Rows from a dataset of charts and code
--------------------------------------------------
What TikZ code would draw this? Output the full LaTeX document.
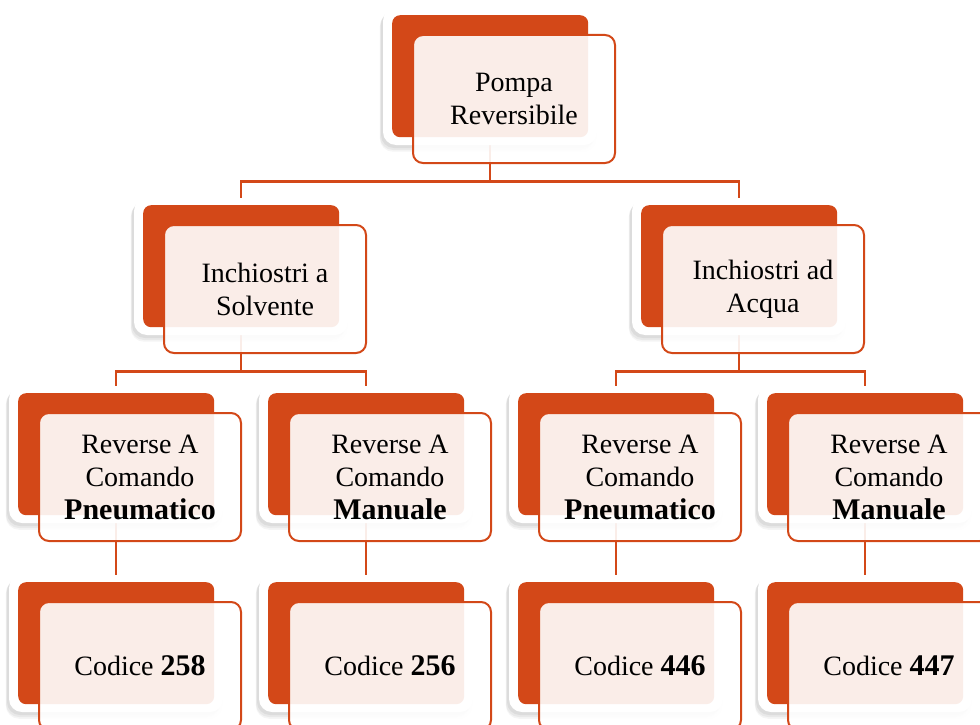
\documentclass[tikz,border=0pt]{standalone}
\usepackage{fontspec}
\setmainfont{Liberation Serif}
\usetikzlibrary{shadows,calc}
\definecolor{org}{RGB}{211,72,24}
\pgfdeclarelayer{back}
\pgfdeclarelayer{bg}
\pgfsetlayers{back,bg,main}
\tikzset{
  outerbox/.style={fill=white, rounded corners=13pt,
    drop shadow={shadow xshift=-2pt,shadow yshift=-6pt,shadow scale=1.01,opacity=0.08},
    drop shadow={shadow xshift=-3pt,shadow yshift=-5pt,opacity=0.1},
    drop shadow={shadow xshift=-2pt,shadow yshift=-3pt,opacity=0.12}},
  orgbox/.style={fill=org, rounded corners=8pt, draw=none, minimum width=196pt,
    minimum height=122pt, inner sep=0pt, anchor=north west},
  txtbox/.style={fill=white, fill opacity=0.9, draw=org, line width=2pt,
    rounded corners=10pt, minimum width=202pt, minimum height=128pt,
    anchor=north west, inner sep=0pt},
  lbl/.style={align=center, font=\fontsize{28}{33}\selectfont, text=black},
  conn/.style={draw=org, line width=2.2pt},
}
\newcommand\bt[1]{{\fontsize{30}{33}\selectfont\bfseries #1}}
\newcommand\orgunit[4]{%
  \path[outerbox] (#2-9,#3-7) rectangle (#2+205,#3+130);
  \node[orgbox] (#1) at (#2,#3) {};
  \node[txtbox] (#1T) at (#2+20,#3+19) {};
  \node[lbl] (#1L) at (#1T.center) {#4};
}
\begin{document}
\begin{tikzpicture}[x=1pt,y=-1pt]
\useasboundingbox (0,0) rectangle (980,725);
\clip (0,0) rectangle (980,725);
\begin{pgfonlayer}{back}
  \fill[white] (0,0) rectangle (980,725);
\end{pgfonlayer}
\orgunit{top}{392}{15}{Pompa\\Reversibile}
\orgunit{lta}{143}{205}{Inchiostri a\\Solvente}
\orgunit{ltb}{641}{205}{Inchiostri ad\\Acqua}
\orgunit{lra}{18}{393}{Reverse A\\Comando\\\bt{Pneumatico}}
\orgunit{lrb}{268}{393}{Reverse A\\Comando\\\bt{Manuale}}
\orgunit{lrc}{518}{393}{Reverse A\\Comando\\\bt{Pneumatico}}
\orgunit{lrd}{767}{393}{Reverse A\\Comando\\\bt{Manuale}}
\orgunit{lfa}{18}{582}{Codice \bt{258}}
\orgunit{lfb}{268}{582}{Codice \bt{256}}
\orgunit{lfc}{518}{582}{Codice \bt{446}}
\orgunit{lfd}{767}{582}{Codice \bt{447}}
\begin{pgfonlayer}{bg}
  \draw[conn] (top.south) -- ++(0,44) -| (lta.north);
  \draw[conn] (top.south) -- ++(0,44) -| (ltb.north);
  \draw[conn] (lta.south) -- ++(0,44) -| (lra.north);
  \draw[conn] (lta.south) -- ++(0,44) -| (lrb.north);
  \draw[conn] (ltb.south) -- ++(0,44) -| (lrc.north);
  \draw[conn] (ltb.south) -- ++(0,44) -| (lrd.north);
  \draw[conn] (lra.south) -- (lfa.north);
  \draw[conn] (lrb.south) -- (lfb.north);
  \draw[conn] (lrc.south) -- (lfc.north);
  \draw[conn] (lrd.south) -- (lfd.north);
\end{pgfonlayer}
\end{tikzpicture}
\end{document}
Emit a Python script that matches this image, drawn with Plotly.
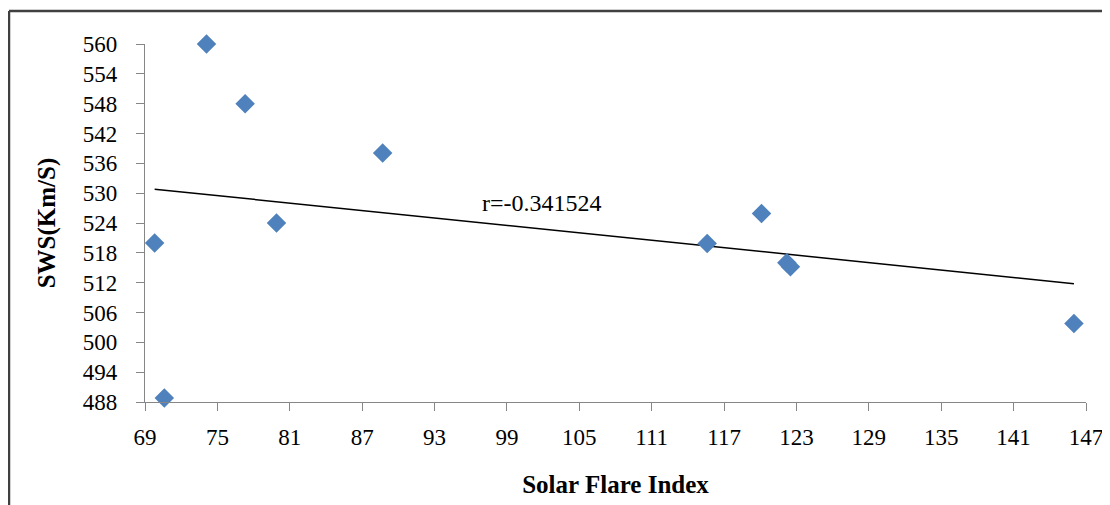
import plotly.graph_objects as go

# Data
solar_flare_index = [74.1, 77.3, 88.7, 79.9, 69.8, 70.6, 115.6, 120.1, 122.2, 122.5, 146.0]
sws_kms = [560.0, 548.0, 538.1, 524.0, 520.0, 488.8, 519.9, 525.9, 516.0, 515.2, 503.8]

trend_x = [69.8, 146.0]
trend_y = [530.8, 511.8]

x_ticks = list(range(69, 148, 6))
y_ticks = list(range(488, 561, 6))

r_label = "r=-0.341524"
r_pos = (101.9, 528.0)

# page body has an 8px margin; compensate
W, H = 1110, 505
L, R, T, B = 137, 32, 36, 111
pw = W - L - R
ph = H - T - B

font_family = "Liberation Serif, Times New Roman, serif"

fig = go.Figure()
fig.add_trace(go.Scatter(
    x=trend_x, y=trend_y, mode="lines",
    line=dict(color="black", width=1.5),
    showlegend=False, hoverinfo="skip",
))
fig.add_trace(go.Scatter(
    x=solar_flare_index, y=sws_kms, mode="markers",
    marker=dict(symbol="diamond", size=15, color="#4F81BD"),
    cliponaxis=False, showlegend=False,
))

fig.add_annotation(
    x=r_pos[0], y=r_pos[1], text=r_label, showarrow=False,
    font=dict(family=font_family, size=24, color="black"),
)

# Outer frame (left and top edges visible)
bx = (1 - L) / pw
by = (H - B - 3) / ph
fig.add_shape(type="line", xref="paper", yref="paper",
              x0=bx, y0=-1, x1=bx, y1=by,
              line=dict(color="#404040", width=2.5))
fig.add_shape(type="line", xref="paper", yref="paper",
              x0=bx, y0=by, x1=2, y1=by,
              line=dict(color="#404040", width=2.5))

axis_common = dict(
    showgrid=False, zeroline=False, showline=True,
    linecolor="#868686", linewidth=1.2,
    ticks="outside", ticklen=8, tickcolor="#868686", tickwidth=1.2,
    tickfont=dict(family=font_family, size=23, color="black"),
)

fig.update_layout(
    width=W, height=H,
    margin=dict(l=L, r=R, t=T, b=B),
    paper_bgcolor="white", plot_bgcolor="white",
    xaxis=dict(range=[69, 147], tickvals=x_ticks, ticklabelstandoff=6,
               **axis_common,
               title=dict(text="<b>Solar Flare Index</b>",
                          font=dict(family=font_family, size=25, color="black"),
                          standoff=26)),
    yaxis=dict(range=[488, 560], tickvals=y_ticks, ticklabelstandoff=14,
               **axis_common,
               title=dict(text="<b>SWS(Km/S)</b>",
                          font=dict(family=font_family, size=25, color="black"),
                          standoff=20)),
)

fig.write_html("out.html")
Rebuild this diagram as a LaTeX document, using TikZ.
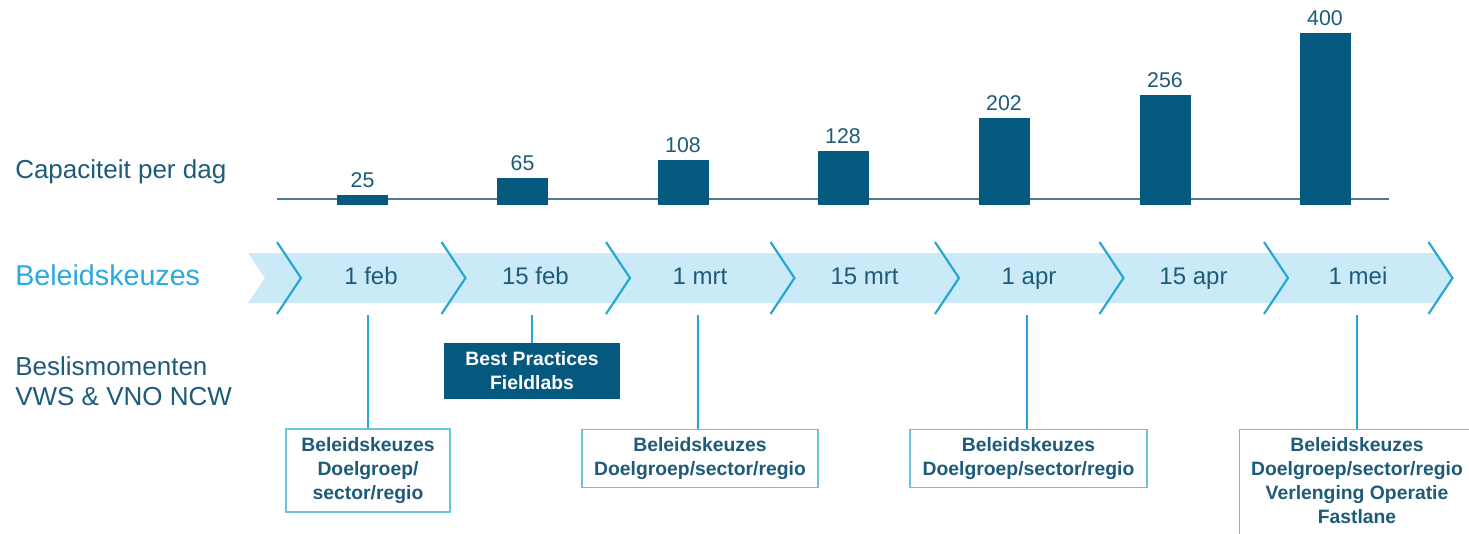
\documentclass[tikz,border=0pt]{standalone}
\usepackage{fontspec}
\setmainfont{Liberation Sans}
\definecolor{bardark}{HTML}{05597F}
\definecolor{txtdark}{HTML}{1D5B79}
\definecolor{bandfill}{HTML}{CBEAF7}
\definecolor{chev}{HTML}{25A6D5}
\definecolor{cyantxt}{HTML}{2AA9DB}
\definecolor{boxline}{HTML}{6CC2DD}
\definecolor{axisline}{HTML}{4C7E90}
\tikzset{
  bar/.style={fill=bardark},
  num/.style={text=txtdark, font=\fontsize{16}{18}\selectfont, inner sep=0pt},
  datelbl/.style={text=txtdark, font=\fontsize{18}{20}\selectfont, inner sep=0pt, anchor=base},
  chevline/.style={draw=chev, line width=1.6pt},
  conn/.style={draw=chev, line width=1.2pt},
  infobox/.style={draw=boxline, line width=1pt, fill=white, text=txtdark, align=center,
    font=\bfseries\fontsize{14.5}{18}\selectfont, inner sep=0pt},
  darkbox/.style={fill=bardark, text=white, align=center,
    font=\bfseries\fontsize{14.5}{18}\selectfont, inner sep=0pt},
  sidelbl/.style={text=txtdark, anchor=base west, inner sep=0pt, align=left}
}
\begin{document}
\begin{tikzpicture}[x=0.75pt, y=-0.75pt]
\useasboundingbox (0,0) rectangle (1469,533);
\clip (0,0) rectangle (1469,533);
% axis and bars
\draw[draw=axisline, line width=1.5pt] (277,199) -- (1389,199);
\foreach \cx/\top/\v [count=\i] in {362.5/195/25, 522.5/178/65, 683/160/108, 843/151/128, 1004/118/202, 1165/95/256, 1325/33/400} {
  \fill[bar] (\cx-25.5,\top) rectangle (\cx+25.5,205);
  \node[num] (n\i) at (\cx,\top-14.5) {\v};
}
% band
\fill[bandfill] (248,253) -- (1436,253) -- (1452.5,278) -- (1436,303) -- (248,303) -- (265,278) -- cycle;
\foreach \k in {0,...,7} {
  \pgfmathsetmacro{\tx}{301+164.5*\k}
  \draw[chevline] (\tx-24,242) -- (\tx,278) -- (\tx-24,314);
}
\foreach \lbl [count=\i] in {1 feb, 15 feb, 1 mrt, 15 mrt, 1 apr, 15 apr, 1 mei} {
  \pgfmathsetmacro{\lx}{301+164.5*(\i-1)+70}
  \node[datelbl] (d\i) at (\lx,284.5) {\lbl};
}
% side labels
\node[sidelbl, font=\fontsize{19.5}{22}\selectfont] (cap) at (15,178) {Capaciteit per dag};
\node[sidelbl, text=cyantxt, font=\fontsize{21.5}{24}\selectfont] (bel) at (15,285) {Beleidskeuzes};
\node[sidelbl, font=\fontsize{19.5}{22}\selectfont] (besl) at (15,405.7) {Beslismomenten\\[0.8pt]VWS \& VNO NCW};
% boxes
\node[infobox, minimum width=164*0.75pt, minimum height=83*0.75pt] (b1) at (368,470.5) {Beleidskeuzes\\Doelgroep/\\sector/regio};
\node[darkbox, minimum width=176*0.75pt, minimum height=56*0.75pt] (b2) at (532,371) {Best Practices\\Fieldlabs};
\node[infobox, minimum width=236*0.75pt, minimum height=58*0.75pt] (b3) at (700,458.5) {Beleidskeuzes\\Doelgroep/sector/regio};
\node[infobox, minimum width=237*0.75pt, minimum height=58*0.75pt] (b5) at (1028.5,458.5) {Beleidskeuzes\\Doelgroep/sector/regio};
\node[draw=boxline, line width=1pt, fill=white, anchor=north west, minimum width=240*0.75pt, minimum height=130*0.75pt, inner sep=0pt] (b7) at (1239,429) {};
\node[text=txtdark, align=center, font=\bfseries\fontsize{14.5}{18}\selectfont, inner sep=0pt] (t7) at (1357,481) {Beleidskeuzes\\Doelgroep/sector/regio\\Verlenging Operatie\\Fastlane};
% connectors
\coordinate (c1) at (368,315);
\coordinate (c2) at (532,315);
\coordinate (c3) at (698,315);
\coordinate (c5) at (1027,315);
\coordinate (c7) at (1357,315);
\draw[conn] (c1) -- (b1.north);
\draw[conn] (c2) -- (b2.north);
\draw[conn] (c3) -- (c3 |- b3.north);
\draw[conn] (c5) -- (c5 |- b5.north);
\draw[conn] (c7) -- (c7 |- b7.north);
\end{tikzpicture}
\end{document}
--------------------------------------------------
The lines you need run from the one containing "Emit a Python" down to the one containing "516.0, 515.2, 503.8]"; print them exactly, both ends included, and leave out pictures.

Emit a Python script that matches this image, drawn with Plotly.
import plotly.graph_objects as go

# Data
solar_flare_index = [74.1, 77.3, 88.7, 79.9, 69.8, 70.6, 115.6, 120.1, 122.2, 122.5, 146.0]
sws_kms = [560.0, 548.0, 538.1, 524.0, 520.0, 488.8, 519.9, 525.9, 516.0, 515.2, 503.8]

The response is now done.